Material supplied ::

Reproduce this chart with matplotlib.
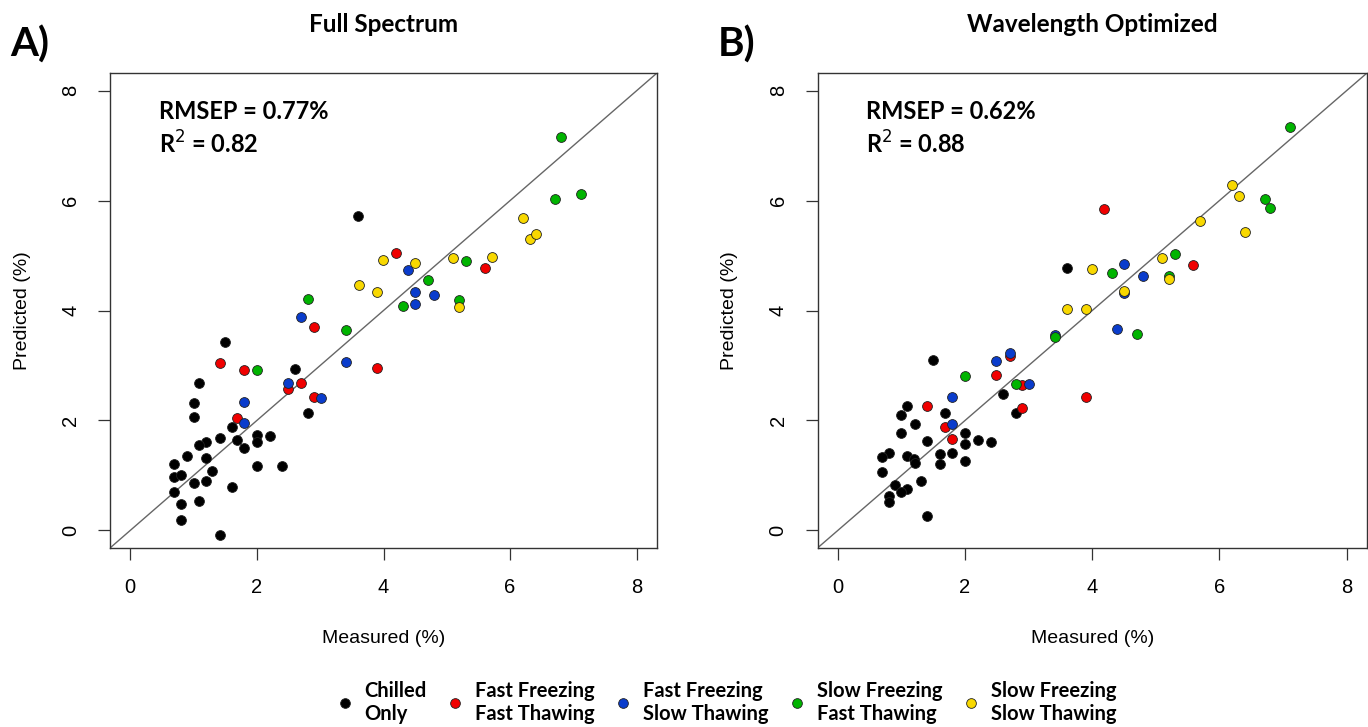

--

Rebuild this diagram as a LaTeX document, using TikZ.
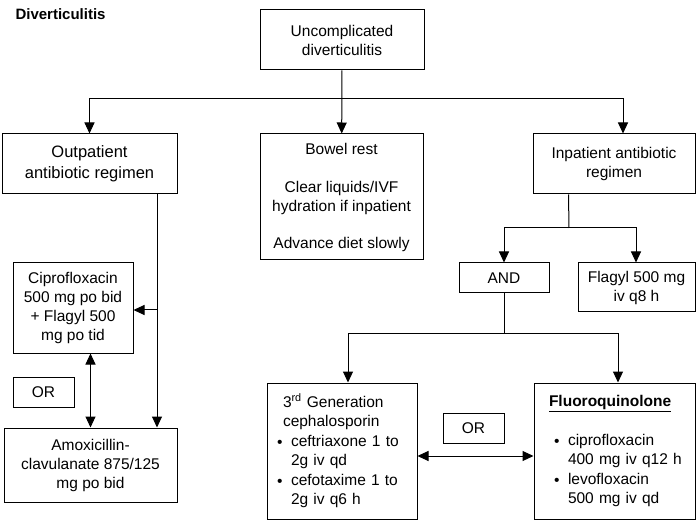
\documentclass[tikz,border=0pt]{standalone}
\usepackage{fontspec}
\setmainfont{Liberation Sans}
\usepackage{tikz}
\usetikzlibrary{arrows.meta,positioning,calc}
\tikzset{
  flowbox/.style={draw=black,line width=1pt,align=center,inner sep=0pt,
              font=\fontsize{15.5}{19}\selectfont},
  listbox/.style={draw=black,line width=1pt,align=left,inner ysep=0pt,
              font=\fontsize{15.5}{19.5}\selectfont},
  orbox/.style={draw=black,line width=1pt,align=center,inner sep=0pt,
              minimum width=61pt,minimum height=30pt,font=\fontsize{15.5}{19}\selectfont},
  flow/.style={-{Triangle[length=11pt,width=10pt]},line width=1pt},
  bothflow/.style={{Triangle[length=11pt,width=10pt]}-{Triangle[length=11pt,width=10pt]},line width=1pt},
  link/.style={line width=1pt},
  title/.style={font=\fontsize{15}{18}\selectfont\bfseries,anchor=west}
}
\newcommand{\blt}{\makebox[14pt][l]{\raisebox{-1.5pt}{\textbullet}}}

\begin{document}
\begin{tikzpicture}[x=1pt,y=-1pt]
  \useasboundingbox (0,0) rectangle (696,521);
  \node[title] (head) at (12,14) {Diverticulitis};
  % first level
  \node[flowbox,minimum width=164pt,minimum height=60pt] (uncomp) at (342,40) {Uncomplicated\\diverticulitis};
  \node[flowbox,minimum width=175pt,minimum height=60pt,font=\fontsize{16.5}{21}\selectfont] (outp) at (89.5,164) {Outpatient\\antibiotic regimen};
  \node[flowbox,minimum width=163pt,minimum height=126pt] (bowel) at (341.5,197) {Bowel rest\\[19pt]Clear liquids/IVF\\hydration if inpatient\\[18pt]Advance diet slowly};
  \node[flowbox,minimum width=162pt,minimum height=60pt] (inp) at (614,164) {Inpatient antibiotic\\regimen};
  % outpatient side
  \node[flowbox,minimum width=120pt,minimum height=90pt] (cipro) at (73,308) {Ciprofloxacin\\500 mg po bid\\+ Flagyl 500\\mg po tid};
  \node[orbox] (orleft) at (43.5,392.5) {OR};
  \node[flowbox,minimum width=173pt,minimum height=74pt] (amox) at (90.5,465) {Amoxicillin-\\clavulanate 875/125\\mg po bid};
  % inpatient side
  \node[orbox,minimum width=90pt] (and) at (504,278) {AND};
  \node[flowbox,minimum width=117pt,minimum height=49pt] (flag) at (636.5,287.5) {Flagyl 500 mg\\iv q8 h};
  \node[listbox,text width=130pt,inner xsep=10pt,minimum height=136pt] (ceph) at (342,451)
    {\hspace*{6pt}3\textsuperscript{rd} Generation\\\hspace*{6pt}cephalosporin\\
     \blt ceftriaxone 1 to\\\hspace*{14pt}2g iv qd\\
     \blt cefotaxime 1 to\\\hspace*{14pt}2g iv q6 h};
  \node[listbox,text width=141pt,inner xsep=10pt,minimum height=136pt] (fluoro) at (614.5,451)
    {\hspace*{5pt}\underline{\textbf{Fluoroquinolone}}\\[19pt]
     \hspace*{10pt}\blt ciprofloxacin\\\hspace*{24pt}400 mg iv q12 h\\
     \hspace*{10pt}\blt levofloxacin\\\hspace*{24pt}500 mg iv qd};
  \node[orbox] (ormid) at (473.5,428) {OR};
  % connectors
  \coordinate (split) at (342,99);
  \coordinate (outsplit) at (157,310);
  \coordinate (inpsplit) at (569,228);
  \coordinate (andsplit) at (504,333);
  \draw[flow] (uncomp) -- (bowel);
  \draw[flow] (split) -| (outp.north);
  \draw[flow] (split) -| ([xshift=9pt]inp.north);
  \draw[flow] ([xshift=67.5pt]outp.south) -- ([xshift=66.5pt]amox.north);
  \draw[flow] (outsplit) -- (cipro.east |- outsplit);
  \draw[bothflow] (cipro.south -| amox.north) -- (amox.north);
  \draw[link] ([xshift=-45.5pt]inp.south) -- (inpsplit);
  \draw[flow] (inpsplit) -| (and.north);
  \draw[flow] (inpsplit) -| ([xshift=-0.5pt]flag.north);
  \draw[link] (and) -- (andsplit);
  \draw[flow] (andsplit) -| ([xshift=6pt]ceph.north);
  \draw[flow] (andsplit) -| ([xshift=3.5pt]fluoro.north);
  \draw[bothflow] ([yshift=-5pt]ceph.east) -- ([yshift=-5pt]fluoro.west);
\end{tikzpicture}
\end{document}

What to work on :: Review the preceding data and report every line that includes the string "this".

The reply ::
Reproduce this chart with matplotlib.
Rebuild this diagram as a LaTeX document, using TikZ.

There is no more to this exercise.